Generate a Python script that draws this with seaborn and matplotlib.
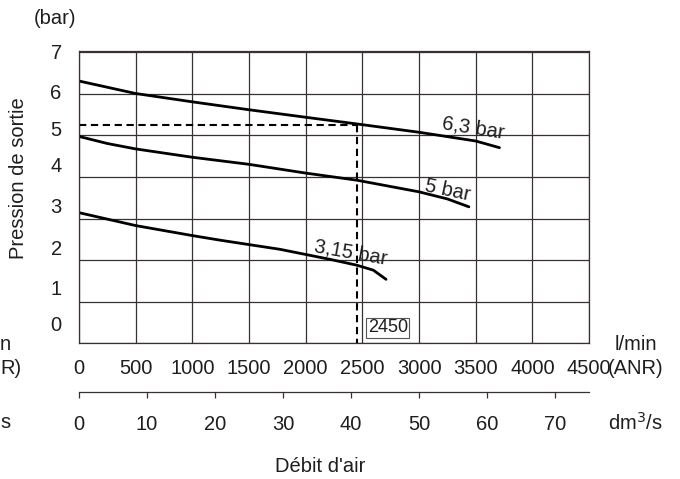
import numpy as np
import pandas as pd
import matplotlib
matplotlib.use('Agg')
import matplotlib.pyplot as plt
import seaborn as sns

# Curves: air flow (l/min ANR) vs outlet pressure (bar)
flow_63 = [0, 250, 500, 1000, 1500, 2000, 2450, 3000, 3500, 3710]
pres_63 = [6.30, 6.15, 6.00, 5.80, 5.61, 5.43, 5.27, 5.07, 4.86, 4.70]

flow_5 = [0, 250, 500, 1000, 1500, 2000, 2450, 3000, 3250, 3440]
pres_5 = [4.97, 4.80, 4.67, 4.47, 4.30, 4.09, 3.92, 3.64, 3.47, 3.28]

flow_315 = [0, 500, 1000, 1244, 1774, 2214, 2450, 2597, 2709]
pres_315 = [3.14, 2.83, 2.59, 2.48, 2.26, 2.02, 1.88, 1.76, 1.54]

# Reading example (dashed guide)
read_flow = 2450
read_pres = 5.25

xticks_lpm = list(range(0, 4501, 500))
xticks_dm3 = list(range(0, 71, 10))
yticks = list(range(0, 8))
# the y labels in the original drift upward from their grid lines
ylabel_pos = [0.49, 1.35, 2.31, 3.31, 4.29, 5.15, 6.04, 7.02]
ylabel_txt = ['0', '1', '2', '3', '4', '5', '6', '7']

GRID = '#3a3030'
TXT = '#1e1e1e'
FS = 14.5

sns.set_theme(style='white')
plt.rcParams['font.family'] = ['Liberation Sans', 'DejaVu Sans']

fig = plt.figure(figsize=(6.8, 4.79), dpi=100)
ax = fig.add_axes([0.1162, 0.2829, 0.75, 0.6106])

for fx, py in ((flow_63, pres_63), (flow_5, pres_5), (flow_315, pres_315)):
    sns.lineplot(x=fx, y=py, color='black', linewidth=2.0, ax=ax, sort=False)

# dashed reading lines
ax.plot([0, read_flow], [read_pres, read_pres], color='black', lw=1.5, dashes=(3.5, 2.2))
ax.plot([read_flow, read_flow], [read_pres, 0], color='black', lw=1.5, dashes=(3.5, 2.2))

ax.set_xlim(0, 4500)
ax.set_ylim(0, 7)
ax.set_xticks(xticks_lpm)
ax.set_xticklabels([str(v) for v in xticks_lpm])
ax.set_yticks(yticks)
ax.set_yticklabels([''] * len(yticks))
ax.set_yticks(ylabel_pos, minor=True)
ax.set_yticklabels(ylabel_txt, minor=True)
ax.grid(True, which='major', color=GRID, linewidth=0.9)
ax.tick_params(axis='both', which='major', direction='out', length=3, width=0.9,
               color=GRID, labelsize=FS, labelcolor=TXT)
ax.tick_params(axis='x', which='major', pad=8.5)
ax.tick_params(axis='y', which='minor', length=0, pad=12.5, labelsize=FS, labelcolor=TXT)
for s in ax.spines.values():
    s.set_color(GRID)
    s.set_linewidth(0.9)
ax.set_xlabel('')
ax.set_ylabel('')

# second flow scale in dm3/s
sec = ax.secondary_xaxis(-0.165, functions=(lambda v: v / 60.0, lambda v: v * 60.0))
sec.set_xticks(xticks_dm3)
sec.set_xticklabels([str(v) for v in xticks_dm3])
sec.tick_params(direction='out', length=4, width=0.9, color=GRID, pad=13,
                labelsize=FS, labelcolor=TXT)
sec.spines['bottom'].set_color(GRID)
sec.spines['bottom'].set_linewidth(0.9)

# curve labels
ax.text(3476, 5.16, '6,3 bar', fontsize=FS, rotation=-9, ha='center', va='center', color=TXT)
ax.text(3256, 3.67, '5 bar', fontsize=FS, rotation=-12, ha='center', va='center', color=TXT)
ax.text(2400, 2.19, '3,15 bar', fontsize=FS, rotation=-10, ha='center', va='center', color=TXT)

ax.text(2548, 0.38, '2450', fontsize=13, ha='left', va='center', color=TXT,
        bbox=dict(boxstyle='square,pad=0.08', fc='white', ec='#555555', lw=0.8))

# axis texts
fig.text(55 / 680, 1 - 19 / 479, '(bar)', fontsize=FS, ha='center', va='center', color=TXT)
fig.text(19 / 680, 1 - 178 / 479, 'Pression de sortie', fontsize=FS, rotation=90,
         ha='center', va='center', color=TXT)
fig.text(636 / 680, 1 - 345 / 479, 'l/min', fontsize=FS, ha='center', va='center', color=TXT)
fig.text(636 / 680, 1 - 368 / 479, '(ANR)', fontsize=FS, ha='center', va='center', color=TXT)
fig.text(635 / 680, 1 - 423 / 479, 'dm$^3$/s', fontsize=FS, ha='center', va='center', color=TXT)
fig.text(320 / 680, 1 - 467 / 479, "Débit d'air", fontsize=FS, ha='center', va='center', color=TXT)

# visible ends of the unit labels of the neighbouring chart
fig.text(0, 1 - 345 / 479, 'n', fontsize=FS, ha='left', va='center', color=TXT)
fig.text(0, 1 - 368 / 479, 'R)', fontsize=FS, ha='left', va='center', color=TXT)
fig.text(0, 1 - 423 / 479, 's', fontsize=FS, ha='left', va='center', color=TXT)

fig.savefig('out.png', dpi=100, facecolor='white')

◇ ◇ ◇ ◇ ◇

Short task: Set the lines above down again, word for word, from the first through the one containing "0], color='black', lw=1.5, dashes=(3.5, 2.2))"; pictures excluded.

Exercise response:
Generate a Python script that draws this with seaborn and matplotlib.
import numpy as np
import pandas as pd
import matplotlib
matplotlib.use('Agg')
import matplotlib.pyplot as plt
import seaborn as sns

# Curves: air flow (l/min ANR) vs outlet pressure (bar)
flow_63 = [0, 250, 500, 1000, 1500, 2000, 2450, 3000, 3500, 3710]
pres_63 = [6.30, 6.15, 6.00, 5.80, 5.61, 5.43, 5.27, 5.07, 4.86, 4.70]

flow_5 = [0, 250, 500, 1000, 1500, 2000, 2450, 3000, 3250, 3440]
pres_5 = [4.97, 4.80, 4.67, 4.47, 4.30, 4.09, 3.92, 3.64, 3.47, 3.28]

flow_315 = [0, 500, 1000, 1244, 1774, 2214, 2450, 2597, 2709]
pres_315 = [3.14, 2.83, 2.59, 2.48, 2.26, 2.02, 1.88, 1.76, 1.54]

# Reading example (dashed guide)
read_flow = 2450
read_pres = 5.25

xticks_lpm = list(range(0, 4501, 500))
xticks_dm3 = list(range(0, 71, 10))
yticks = list(range(0, 8))
# the y labels in the original drift upward from their grid lines
ylabel_pos = [0.49, 1.35, 2.31, 3.31, 4.29, 5.15, 6.04, 7.02]
ylabel_txt = ['0', '1', '2', '3', '4', '5', '6', '7']

GRID = '#3a3030'
TXT = '#1e1e1e'
FS = 14.5

sns.set_theme(style='white')
plt.rcParams['font.family'] = ['Liberation Sans', 'DejaVu Sans']

fig = plt.figure(figsize=(6.8, 4.79), dpi=100)
ax = fig.add_axes([0.1162, 0.2829, 0.75, 0.6106])

for fx, py in ((flow_63, pres_63), (flow_5, pres_5), (flow_315, pres_315)):
    sns.lineplot(x=fx, y=py, color='black', linewidth=2.0, ax=ax, sort=False)

# dashed reading lines
ax.plot([0, read_flow], [read_pres, read_pres], color='black', lw=1.5, dashes=(3.5, 2.2))
ax.plot([read_flow, read_flow], [read_pres, 0], color='black', lw=1.5, dashes=(3.5, 2.2))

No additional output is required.